Jim Scheppke is eating his way through Salem’s taquerias. If you always wondered where to eat in Salem, here is your chance to get inside tips from two diners. Jim and his colleague, Arturo Guillen, are featured in the July 25 – August 7 edition of Salem Weekly. A Guin Library staff member (part of Oregon State University) happened to pick up the free newspaper and recognized the guy in the sombrero. It’s an entertaining review of the twelve best locally-owned Mexican restaurants with recommended dishes. It’s nice to know that Jim is keeping busy.
In addition to providing restaurant advice to the greater Salem area, Jim has also occupied his time raising chickens, traveling, becoming involved in local political issues, and serving on OLA’s Oregon Reads 2014 Committee -Janet Webster, OSU
New Member Profile – Amy Taramasso
I currently work at Alliance High School at Meek, which is one of the alternative options within Portland Public Schools. I am both a CTE teacher in Arts & Communication as well as a Language Arts teacher.
I grew up in Napa and came to Portland from the Bay Area, where I got my first credential at San Francisco State University. I worked at Berkeley High School before coming to Portland with my husband. We have a daughter who will be four this August. We travel to France often to see my husband’s family, and I am slowly working on my French—very slowly. Right now I am reading That is All by John Hodgman. I am currently working on my Master’s in Education in Library Media at Portland State University.
If you want any other details, you can check out my LinkedIn profile.
Answerland Honors Sue Ludington
Answerland, Oregon’s Statewide Virtual Reference Service, recognizes Sue Ludington at Washington County Law Library for her excellent virtual reference work while staffing Answerland in March 2013. Sue’s transcript is online at www.answerland.org/awards.
In this transcript Sue answers an email question from a student who is researching a wrongful death suit for a term paper assignment.
Sue provides information from PACER, the federal government’s public access service to court documents. She found the case number, date, and the outcome (the case was ultimately dismissed) and sent the full judgment to the student. The student sent a reply asking if there was a way to access all the court documents of the case. The student also asked if there were any subsequent lawsuits.

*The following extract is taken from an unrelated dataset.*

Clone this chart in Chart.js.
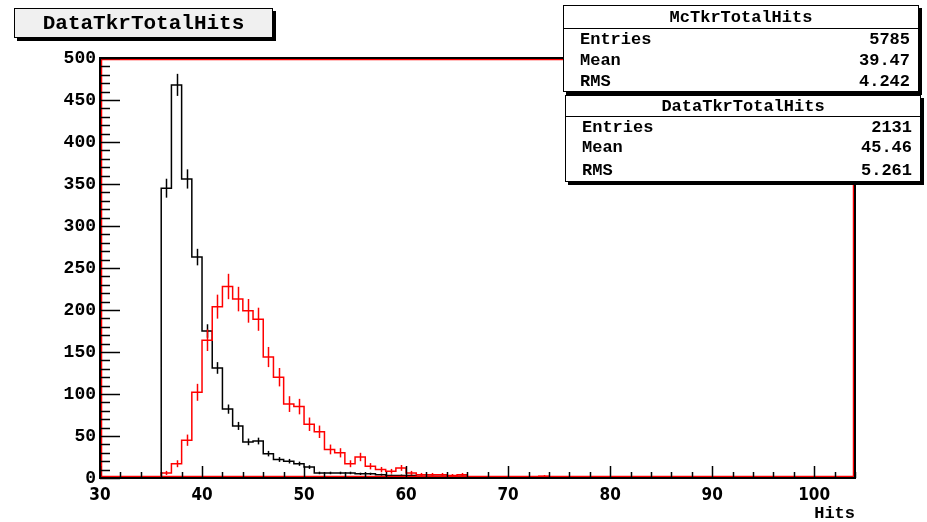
<!DOCTYPE html>
<html>
<head>
<meta charset="utf-8">
<script src="https://cdn.jsdelivr.net/npm/chart.js@4/dist/chart.umd.min.js"></script>
<style>
    body { margin: 0; background: #ffffff; }
    #wrap { position: relative; width: 927px; height: 522px; overflow: hidden; }
    #wrap canvas { position: absolute; left: 0; top: 0; }
    .box { position: absolute; border: 1px solid #000; box-shadow: 3px 3px 0 #000; font-family: "Liberation Mono", monospace; font-weight: bold; color: #000; }
    .txt { position: absolute; font-size: 17px; line-height: 20px; white-space: nowrap; }
</style>
</head>
<body>
<div id="wrap">
    <canvas id="graphHits" width="927" height="522"></canvas>

    <div class="box" style="left:14px; top:8px; width:257px; height:28px; background:#f0f0f0;">
        <div class="txt" style="left:0; width:257px; top:4px; text-align:center; font-size:21px; line-height:22px;">DataTkrTotalHits</div>
    </div>

    <div class="box" id="statsMc" style="left:563px; top:5px; width:354px; height:85px; background:#fff;"></div>
    <div class="box" id="statsData" style="left:565px; top:95px; width:354px; height:85px; background:#fff;"></div>
</div>

<script>
//Données - histogrammes TkrTotalHits (bins de largeur 1, premier bin = 36)
var binStart = 36;
var xMin = 30;
var xMax = 104;
var mcCounts = [345, 468, 356, 263, 175, 131, 82, 62, 43, 44, 29, 22, 20, 17, 13, 6, 6, 6, 6, 5, 5, 4, 3, 3, 3, 2, 2, 2, 2, 2, 0, 0, 0, 0, 1];
var dataCounts = [6, 17, 45, 102, 164, 204, 228, 213, 199, 189, 144, 120, 88, 85, 64, 55, 34, 30, 17, 25, 14, 10, 8, 12, 6, 4, 4, 4, 3, 4, 1, 1, 0, 0, 0, 1, 1, 2, 1];
var yTicks = [0, 50, 100, 150, 200, 250, 300, 350, 400, 450, 500];
var xTicks = [30, 40, 50, 60, 70, 80, 90, 100];

//Stats
var mcStats = { name: 'McTkrTotalHits', entries: '5785', mean: '39.47', rms: '4.242' };
var dataStats = { name: 'DataTkrTotalHits', entries: '2131', mean: '45.46', rms: '5.261' };

//MC normalisé sur les données -> erreur réduite
var mcScale = 2131 / 5785;

//Points au centre des bins sur toute la plage
function BuildPoints(counts) {
    var pts = [];
    for (var x = xMin; x < xMax; x++) {
        var i = x - binStart;
        var v = (i >= 0 && i < counts.length) ? counts[i] : 0;
        pts.push({ x: x + 0.5, y: v });
    }
    return pts;
}

//Boites de stats
function FillStats(boxId, st, rows) {
    var box = document.getElementById(boxId);
    var html = '<div class="txt" style="left:0; width:354px; top:' + rows[0] + 'px; text-align:center;">' + st.name + '</div>';
    html += '<div style="position:absolute; left:0; right:0; top:' + rows[4] + 'px; border-top:1px solid #000;"></div>';
    var labels = ['Entries', 'Mean', 'RMS'];
    var vals = [st.entries, st.mean, st.rms];
    for (var i = 0; i < 3; i++) {
        html += '<div class="txt" style="left:16px; top:' + rows[i + 1] + 'px;">' + labels[i] + '</div>';
        html += '<div class="txt" style="right:8px; top:' + rows[i + 1] + 'px; text-align:right;">' + vals[i] + '</div>';
    }
    box.innerHTML = html;
}
FillStats('statsMc', mcStats, [2, 24, 45, 66, 22]);
FillStats('statsData', dataStats, [1, 22, 42, 65, 20]);

//Plugin - ticks internes, barres d'erreur, cadre
var rootStyle = {
    id: 'rootStyle',
    afterDatasetsDraw: function (chart) {
        var ctx = chart.ctx;
        var xs = chart.scales.x;
        var ys = chart.scales.y;
        var a = chart.chartArea;

        //barres d'erreur
        var sets = [[mcCounts, '#000000', mcScale], [dataCounts, '#ff0000', 1]];
        ctx.save();
        ctx.lineWidth = 1.5;
        for (var s = 0; s < sets.length; s++) {
            var counts = sets[s][0];
            ctx.strokeStyle = sets[s][1];
            for (var i = 0; i < counts.length; i++) {
                if (counts[i] <= 0) continue;
                var err = Math.sqrt(counts[i] * sets[s][2]);
                var px = Math.round(xs.getPixelForValue(binStart + i + 0.5)) + 0.5;
                ctx.beginPath();
                ctx.moveTo(px, ys.getPixelForValue(counts[i] + err));
                ctx.lineTo(px, ys.getPixelForValue(Math.max(counts[i] - err, 0)));
                ctx.stroke();
            }
        }

        //cadre : rouge dedans, noir dehors
        ctx.lineWidth = 1.5;
        ctx.strokeStyle = '#ff0000';
        ctx.strokeRect(a.left + 1.5, a.top + 1.5, a.right - a.left - 3, a.bottom - a.top - 3);
        ctx.strokeStyle = '#000000';
        ctx.lineWidth = 2;
        ctx.strokeRect(a.left, a.top, a.right - a.left, a.bottom - a.top);

        //ticks X (majeurs 10, mineurs 2)
        ctx.lineWidth = 1.5;
        for (var v = xMin; v <= xMax; v += 2) {
            var tx = Math.round(xs.getPixelForValue(v)) + 0.5;
            var len = (v % 10 === 0) ? 12 : 6;
            ctx.beginPath();
            ctx.moveTo(tx, a.bottom);
            ctx.lineTo(tx, a.bottom - len);
            ctx.stroke();
        }
        //ticks Y (majeurs 50, mineurs 10)
        for (var w = 0; w <= 500; w += 10) {
            var ty = Math.round(ys.getPixelForValue(w)) + 0.5;
            var ylen = (w % 50 === 0) ? 20 : 10;
            ctx.beginPath();
            ctx.moveTo(a.left, ty);
            ctx.lineTo(a.left + ylen, ty);
            ctx.stroke();
        }
        ctx.restore();
    }
};

var ctx = document.getElementById('graphHits').getContext('2d');
var chart = new Chart(ctx, {
    type: 'line',
    data: {
        datasets: [{
            label: dataStats.name,
            data: BuildPoints(dataCounts),
            borderColor: '#ff0000',
            borderWidth: 1.5,
            stepped: 'middle',
            pointRadius: 0,
            fill: false
        }, {
            label: mcStats.name,
            data: BuildPoints(mcCounts),
            borderColor: '#000000',
            borderWidth: 1.5,
            stepped: 'middle',
            pointRadius: 0,
            fill: false
        }]
    },
    options: {
        responsive: false,
        animation: false,
        layout: { padding: { left: 0, top: 58, right: 72, bottom: 0 } },
        plugins: {
            legend: { display: false },
            tooltip: { enabled: false }
        },
        scales: {
            x: {
                type: 'linear',
                min: xMin,
                max: xMax,
                afterFit: function (scale) { scale.height = 44; },
                afterBuildTicks: function (scale) {
                    scale.ticks = xTicks.map(function (v) { return { value: v }; });
                },
                grid: { display: false, drawTicks: false },
                border: { display: false },
                ticks: {
                    padding: 7,
                    maxRotation: 0,
                    color: '#000',
                    font: { family: 'DejaVu Sans Condensed', weight: 'bold', size: 17 }
                },
                title: {
                    display: true,
                    text: 'Hits',
                    align: 'end',
                    color: '#000',
                    padding: { top: 0, bottom: 0 },
                    font: { family: 'Liberation Mono', weight: 'bold', size: 17, lineHeight: 1 }
                }
            },
            y: {
                min: 0,
                max: 500,
                afterFit: function (scale) { scale.width = 100; },
                afterBuildTicks: function (scale) {
                    scale.ticks = yTicks.map(function (v) { return { value: v }; });
                },
                grid: { display: false, drawTicks: false },
                border: { display: false },
                ticks: {
                    padding: 4,
                    color: '#000',
                    font: { family: 'Liberation Mono', weight: 'bold', size: 18 }
                }
            }
        }
    },
    plugins: [rootStyle]
});
</script>
</body>
</html>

Sue replied with information on how to access the documents for free and an explanation of how to download documents. She also gave an explanation of how to search PACER for any lawsuits that might still be pending. In addition, OJIN (Oregon Judicial Information Network) might have additional information and Sue provided information on how to search that resource.
Sue encouraged the student to reply if additional help was needed and even gave her phone number in case the student wanted to speak with her.

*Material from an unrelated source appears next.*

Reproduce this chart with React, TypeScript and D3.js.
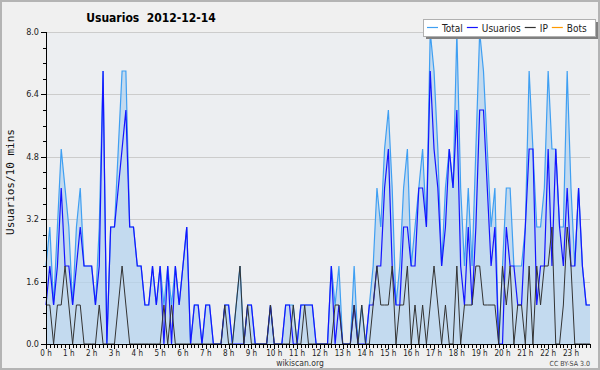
import { useEffect, useRef } from "react";
import * as d3 from "d3";

// 10-minute slots, 144 per day
const total = [
  2, 3, 1, 3, 5, 4, 3, 1, 3, 4, 2, 2, 2, 1, 3, 7, 0, 3, 3, 5, 7, 7, 3, 3,
  2, 2, 1, 1, 2, 1, 2, 1, 2, 1, 2, 1, 2, 3, 0, 1, 1, 0, 1, 1, 0, 0, 0, 1,
  1, 0, 1, 2, 0, 1, 1, 0, 0, 0, 0, 1, 0, 0, 0, 1, 1, 1, 0, 1, 1, 1, 1, 0,
  0, 0, 0, 2, 1, 2, 0, 0, 0, 2, 0, 1, 0, 1, 2, 4, 3, 5, 6, 4, 1, 2, 4, 5,
  2, 3, 4, 5, 3, 8, 7, 5, 2, 4, 5, 4, 8, 4, 2, 4, 2, 5, 8, 7, 5, 3, 4, 0,
  2, 4, 4, 2, 2, 2, 3, 7, 5, 3, 3, 4, 7, 5, 5, 3, 3, 7, 4, 2, 4, 2, 1, 1,
];
const usuarios = [
  1, 2, 1, 2, 4, 2, 2, 1, 2, 3, 2, 2, 2, 1, 2, 7, 0, 3, 3, 4, 5, 6, 3, 3,
  2, 2, 1, 1, 2, 1, 2, 0, 2, 0, 2, 1, 2, 3, 0, 1, 1, 0, 1, 1, 0, 0, 0, 1,
  1, 0, 0, 0, 0, 1, 1, 0, 0, 0, 0, 1, 0, 0, 0, 1, 1, 0, 0, 1, 1, 1, 1, 0,
  0, 0, 0, 2, 0, 1, 0, 0, 0, 1, 0, 0, 0, 1, 1, 2, 2, 4, 5, 2, 1, 1, 3, 3,
  2, 2, 4, 4, 3, 7, 5, 4, 2, 3, 5, 4, 6, 2, 1, 3, 1, 3, 6, 6, 4, 2, 3, 0,
  0, 3, 2, 2, 1, 1, 3, 5, 5, 1, 2, 2, 5, 2, 5, 3, 2, 4, 2, 2, 4, 2, 1, 1,
];
const ip = [
  1, 1, 0, 1, 1, 2, 1, 0, 1, 1, 0, 0, 0, 0, 1, 0, 0, 0, 0, 1, 2, 1, 0, 0,
  0, 0, 0, 0, 0, 0, 0, 1, 0, 1, 0, 0, 0, 0, 0, 0, 0, 0, 0, 0, 0, 0, 0, 1,
  0, 0, 1, 2, 0, 1, 0, 0, 0, 0, 0, 1, 0, 0, 0, 0, 0, 1, 0, 0, 1, 0, 0, 0,
  0, 0, 0, 0, 1, 1, 0, 0, 0, 1, 0, 1, 0, 0, 1, 2, 1, 1, 1, 2, 0, 1, 1, 2,
  0, 1, 0, 1, 0, 1, 2, 1, 0, 1, 0, 0, 2, 0, 1, 1, 1, 2, 2, 1, 1, 1, 1, 0,
  2, 1, 2, 0, 1, 1, 0, 2, 0, 2, 1, 2, 2, 3, 0, 0, 1, 3, 2, 0, 0, 0, 0, 0,
];
const bots = [
  0, 0, 0, 0, 0, 0, 0, 0, 0, 0, 0, 0, 0, 0, 0, 0, 0, 0, 0, 0, 0, 0, 0, 0,
  0, 0, 0, 0, 0, 0, 0, 0, 0, 0, 0, 0, 0, 0, 0, 0, 0, 0, 0, 0, 0, 0, 0, 0,
  0, 0, 0, 0, 0, 0, 0, 0, 0, 0, 0, 0, 0, 0, 0, 0, 0, 0, 0, 0, 0, 0, 0, 0,
  0, 0, 0, 0, 0, 0, 0, 0, 0, 0, 0, 0, 0, 0, 0, 0, 0, 0, 0, 0, 0, 0, 0, 0,
  0, 0, 0, 0, 0, 0, 0, 0, 0, 0, 0, 0, 0, 0, 0, 0, 0, 0, 0, 0, 0, 0, 0, 0,
  0, 0, 0, 0, 0, 0, 0, 0, 0, 0, 0, 0, 0, 0, 0, 0, 0, 0, 0, 0, 0, 0, 0, 0,
];

const yTicks = [0, 1.6, 3.2, 4.8, 6.4, 8.0];
const hourLabels = [
  "0 h", "1 h", "2 h", "3 h", "4 h", "5 h", "6 h", "7 h", "8 h", "9 h", "10 h", "11 h",
  "12 h", "13 h", "14 h", "15 h", "16 h", "17 h", "18 h", "19 h", "20 h", "21 h", "22 h", "23 h",
];
const seriesNames = ["Total", "Usuarios", "IP", "Bots"];
const seriesColors = ["#3f9ff2", "#1414ff", "#333333", "#ff9a00"];

const W = 600;
const H = 370;
const font = "'DejaVu Sans Condensed', 'DejaVu Sans', sans-serif";

export default function App() {
  const ref = useRef<SVGSVGElement>(null);

  useEffect(() => {
    const svg = d3.select(ref.current);
    svg.selectAll("*").remove();

    const margin = { left: 46, right: 10, top: 32, bottom: 26 };
    const x = d3.scaleLinear().domain([0, total.length - 1]).range([margin.left, W - margin.right]);
    const y = d3.scaleLinear().domain([0, 8]).range([H - margin.bottom, margin.top]);

    svg.append("rect")
      .attr("x", 1).attr("y", 1).attr("width", W - 2).attr("height", H - 2)
      .attr("fill", "#f0f0f0").attr("stroke", "#b4b4b4").attr("stroke-width", 2);

    svg.append("rect")
      .attr("x", x(0)).attr("y", y(8))
      .attr("width", x(total.length - 1) - x(0)).attr("height", y(0) - y(8))
      .attr("fill", "#eceef1");

    // grid
    svg.append("g")
      .selectAll("line")
      .data(yTicks.slice(1))
      .join("line")
      .attr("x1", x(0)).attr("x2", x(total.length - 1))
      .attr("y1", d => Math.round(y(d)) + 0.5).attr("y2", d => Math.round(y(d)) + 0.5)
      .attr("stroke", "#cccccc");

    const area = d3.area<number>()
      .x((_, i) => x(i))
      .y0(y(0))
      .y1(d => y(d));

    svg.append("path")
      .datum(total)
      .attr("d", area)
      .attr("fill", "#b3d2ef")
      .attr("fill-opacity", 0.72);

    const line = d3.line<number>()
      .x((_, i) => x(i))
      .y(d => y(d));

    [total, usuarios, ip, bots].forEach((s, k) => {
      if (k === 3) return;
      svg.append("path")
        .datum(s)
        .attr("d", line)
        .attr("fill", "none")
        .attr("stroke", seriesColors[k])
        .attr("stroke-width", k === 2 ? 1 : 1.2)
        .attr("stroke-linejoin", "miter");
    });

    // axes
    const axisColor = "#000";
    svg.append("line")
      .attr("x1", x(0) + 0.5).attr("x2", x(0) + 0.5)
      .attr("y1", y(8)).attr("y2", y(0))
      .attr("stroke", axisColor);
    svg.append("line")
      .attr("x1", x(0)).attr("x2", x(total.length - 1))
      .attr("y1", y(0) + 0.5).attr("y2", y(0) + 0.5)
      .attr("stroke", axisColor);

    const minorY = d3.range(0, 8.01, 0.4);
    svg.append("g")
      .selectAll("line")
      .data(minorY)
      .join("line")
      .attr("x1", d => (yTicks.some(t => Math.abs(t - d) < 1e-6) ? x(0) - 5 : x(0) - 3))
      .attr("x2", x(0))
      .attr("y1", d => Math.round(y(d)) + 0.5).attr("y2", d => Math.round(y(d)) + 0.5)
      .attr("stroke", axisColor);

    svg.append("g")
      .selectAll("text")
      .data(yTicks)
      .join("text")
      .attr("x", x(0) - 7)
      .attr("y", d => y(d) + 3)
      .attr("text-anchor", "end")
      .attr("font-family", font)
      .attr("font-size", 9)
      .attr("fill", "#222")
      .text(d => d.toFixed(1));

    svg.append("g")
      .selectAll("line")
      .data(total.map((_, i) => i))
      .join("line")
      .attr("x1", i => Math.round(x(i)) + 0.5).attr("x2", i => Math.round(x(i)) + 0.5)
      .attr("y1", y(0)).attr("y2", i => (i % 6 === 0 ? y(0) + 5 : y(0) + 4))
      .attr("stroke", axisColor);

    svg.append("g")
      .selectAll("text")
      .data(hourLabels)
      .join("text")
      .attr("x", (_, h) => x(h * 6))
      .attr("y", y(0) + 12)
      .attr("text-anchor", "middle")
      .attr("font-family", font)
      .attr("font-size", 8)
      .attr("fill", "#222")
      .text(d => d);

    // titles
    svg.append("text")
      .attr("x", 151).attr("y", 22)
      .attr("text-anchor", "middle")
      .attr("font-family", font)
      .attr("font-weight", "bold")
      .attr("font-size", 12)
      .style("white-space", "pre")
      .text("Usuarios  2012-12-14");

    svg.append("text")
      .attr("transform", `translate(14,${(y(0) + y(8)) / 2 - 6}) rotate(-90)`)
      .attr("text-anchor", "middle")
      .attr("font-family", "'DejaVu Sans Mono', monospace")
      .attr("font-size", 11)
      .attr("fill", "#111")
      .text("Usuarios/10 mins");

    svg.append("text")
      .attr("x", W / 2).attr("y", 366)
      .attr("text-anchor", "middle")
      .attr("font-family", font)
      .attr("font-size", 8.5)
      .attr("fill", "#333")
      .text("wikiscan.org");

    svg.append("text")
      .attr("x", 590).attr("y", 366)
      .attr("text-anchor", "end")
      .attr("font-family", font)
      .attr("font-size", 7)
      .attr("fill", "#444")
      .text("CC BY-SA 3.0");

    // legend
    const lg = svg.append("g");
    lg.append("rect")
      .attr("x", 426).attr("y", 22).attr("width", 172).attr("height", 17)
      .attr("fill", "#808080");
    lg.append("rect")
      .attr("x", 423.5).attr("y", 19.5).attr("width", 172).attr("height", 17)
      .attr("fill", "#fff").attr("stroke", "#b0b0b0");
    let cx = 427;
    seriesNames.forEach((name, k) => {
      lg.append("line")
        .attr("x1", cx).attr("x2", cx + 11)
        .attr("y1", 27.5).attr("y2", 27.5)
        .attr("stroke", seriesColors[k]).attr("stroke-width", 1.2);
      const t = lg.append("text")
        .attr("x", cx + 15).attr("y", 31.5)
        .attr("font-family", font)
        .attr("font-size", 10)
        .attr("fill", "#222")
        .text(name);
      const w = (t.node() as SVGTextElement).getComputedTextLength();
      cx += 15 + w + 4;
    });
  }, []);

  return (
    <div style={{ position: "absolute", left: 0, top: 0 }}>
      <svg ref={ref} width={W} height={H} />
    </div>
  );
}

The student did reply with one last email saying: “You have been a huge help. Thank God for people like you willing to go that extra mile for students like me! Thanks so much once again. I really appreciate you.”
The Quality Team appreciates Sue too! We’re impressed with Sue’s friendly tone, her knowledge of legal resources and her teaching skills.
We’re grateful to all the law librarians who answer questions for Answerland, providing information that most Oregon libraries cannot easily access.
As an expression of our appreciation, Sue was presented with flowers and a certificate. Please join us in congratulating her! -The L-net Quality Team, Stephanie Debner, Mt. Hood Community College Library; Barbara O’Neill, Washington County Cooperative Library Services; Emily Papagni, Multnomah County Library
New Member Profile – Introducing Amy Mihelich
I am a lifetime Oregonian, with family history in Washington County going back four generations. I live in Hillsboro now and I grew up in Cedar Mill. My library career started in 4th grade, when my friends Angela, Joan and I would spend our lunch periods helping out in our elementary school library; shelving books and filing catalog cards. In high school I volunteered after school at the Cedar Mill Library, where I would return 10 years later as an on-call youth services and reference librarian after getting a BA in Anthropology from Whitman College and my MLIS from UW in Seattle.
At UW my focus was on cataloging, but my graduate
assistantship was doing reference in the Government Publications department of the UW libraries. This background helped me get on-call reference positions in several libraries in the Washington County library system (WCCLS) and at Woodburn Public Library (part of CCRLS). After two years of working on adult, children’s, and teen desks in 6 different public libraries, a full-time position opened up in the technical services department at Cedar Mill Library. I started in acquisitions and then transitioned to being the cataloger for all youth materials, which I very much enjoyed because I never did leave my love for picture books and Encyclopedia Brown behind me. I served on the Safety Committee and was one of the founding members of the Dress-Up Day Committee, starting an annual tradition of library staff wearing black tie to work on New Year’s Eve. Over five years in that cataloging position I picked up the cataloging of other collections (video games, graphic novels, blu-rays) and began to grow more and more curious about the bigger picture of library data and the changes going on right now in the cataloging world at large.
So I am very excited to be starting my new job as Cataloging Librarian in WCCLS Automation, where I will provide cataloging services to all the member libraries in Washington County and where I get to work “behind the scenes”.
Currently, I am reading Instead of a Letter: a Memoir, by Diana Athill. I am not normally a fan of memoirs, but I find her an incredibly charming and fascinating woman to spend time with. Getting the most plays in my music library recently are Lindi Ortega, Jonathan Coulton and Townes Van Zandt. Outside of work I enjoy shopping, reading, trips to the beach, walking in the park, seeing live theater, spending a shameful amount of time analyzing and critiquing television shows with friends, and coveting designer handbags on Pinterest.
Newport Librarians Rule!
Something is in the air (or water) in Newport. Ted Smith, director of the Newport Public Library has been appointed the Interim City Manager and Janet Webster, head of the Hatfield Marine Science Center’s Guin Library, continues (for a couple more months) as the Interim Director of OSU’s Hatfield Marine Science Center. It’s great to see librarians recognized by their communities as leaders.